The study defined fever as 38 degrees Celsius — 100.4 degrees Fahrenheit.
“To create the fullest possible picture of the unfolding epidemic,” the authors said, they collected additional information from “informal case reports” and other sources.
The researchers described imperfections in some of the data. In a footnote, they wrote that “in practice, healthcare workers at the district level often do not have a medical thermometer and simply ask whether the person’s body temperature is more elevated than usual.”
Yet the lead author, Dr. Christl Donnelly, a professor of statistical epidemiology at Imperial College London, stood by the findings on the prevalence of fever.
Asked by email whether the study found no fever in 12.9% of confirmed and probable cases, Donnelly replied: “Yes.”
Three studies of previous outbreaks, cited in the same World Health Organization report, provide further grounds to question whether fever is a fail-safe signal.
Researchers studying an outbreak in Uganda in late 2000 and early 2001 reported that “the commonest symptom … was fever, which occurred in 85% of the cases.”
Another study of that outbreak, focusing on 24 confirmed cases of Ebola, found fever in 88%.
The third study, which examined a 1995 outbreak in the Democratic Republic of Congo, found fever in 93% of 84 people who died and in 18 of 19 individuals who survived.
Asked Friday how many people infected in the current outbreak should be expected to display fever, a CDC spokeswoman, Sharon Hoskins, said “the vast majority” would, but added that it was “impossible to give an exact percentage.”
For doctors and nurses fighting the epidemic in West Africa, the risk of encountering Ebola in the absence of fever is more than academic.
Dr. Nick Zwinkels, a Dutch physician, last month closed a hospital he had been running with a colleague in central Sierra Leone after five nursing aides contracted Ebola — possibly from unprotected contact with three patients who were not promptly diagnosed with the virus.
Four of the nursing aides died, as did all three of the patients belatedly found to have Ebola.
Interviewed by email, Zwinkels said that hospital staff members took the temperature of one of the doomed patients four times a day for three consecutive days, and the patient never showed a fever. The readings were taken by a digital thermometer placed in the armpit, he said.
Based on what his staff observed, Zwinkels wrote, “it seems that only measuring the temperature as a form of triage is insufficient.”

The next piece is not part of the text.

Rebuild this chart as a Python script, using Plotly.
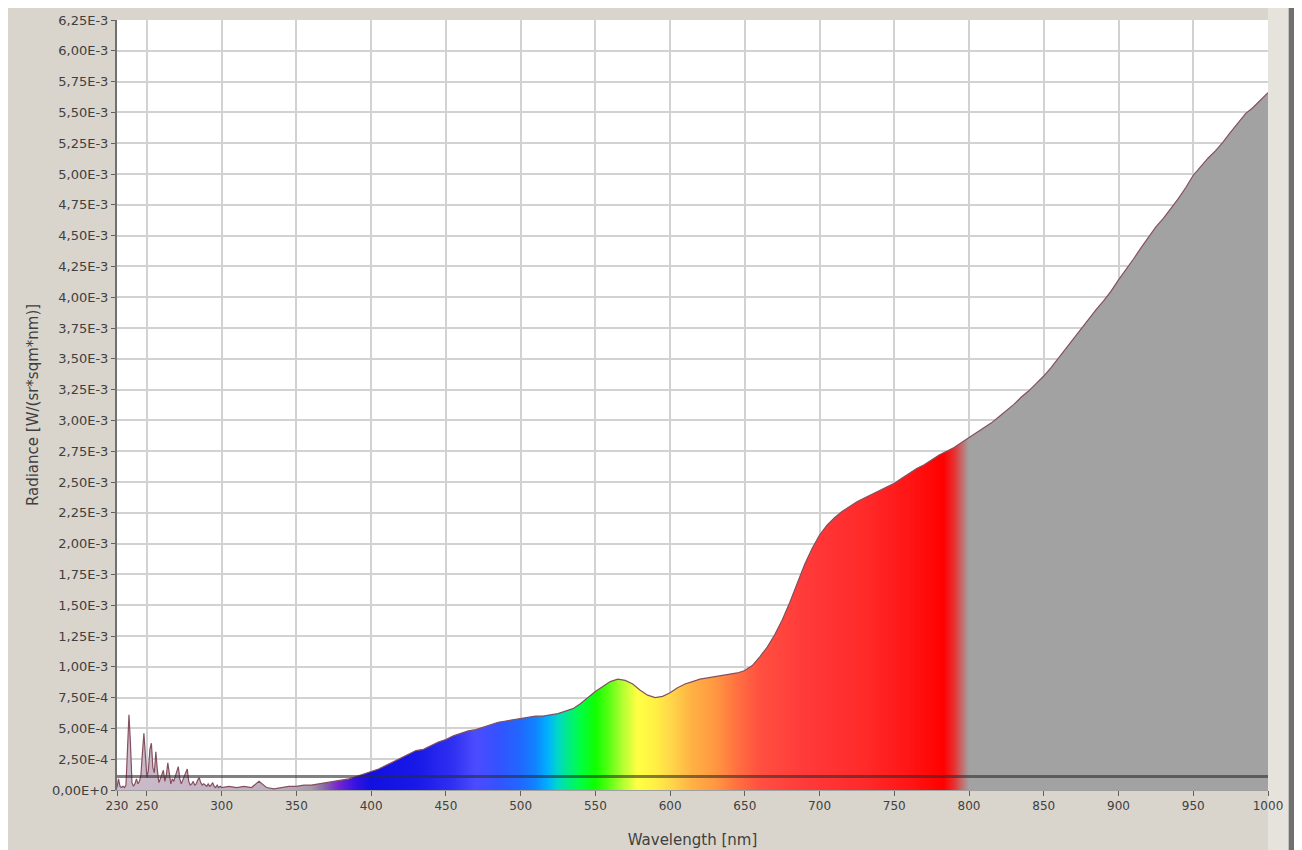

He added: “It seems that Ebola can present without fever especially in the first phase.”
Zwinkels said that without fever as a trustworthy marker, it is difficult for medical professionals to treat the many West Africans suffering from everyday maladies.
The clinic that Zwinkels operated for the Rotterdam-based Lion Heart Foundation was established to treat malaria patients but cared for a handful found to have Ebola, while trying to arrange their transfer to a more qualified facility.
If Ebola cannot be readily identified, Zwinkels wrote, “Ebola patients will be admitted in the normal ward and possibly contaminating health staff and caretakers. This is why a lot of hospitals in West Africa are closed. … Millions of people don’t have any healthcare at the moment because hospitals treat Ebola only or are closed.”
Zwinkels said he looked forward to returning to Sierra Leone and felt torn between raising awareness about the cases he saw and sowing panic.
“This outbreak is completely out of control, and the only way to stop [it] is to find every case, isolate them and trace their contacts,” he wrote.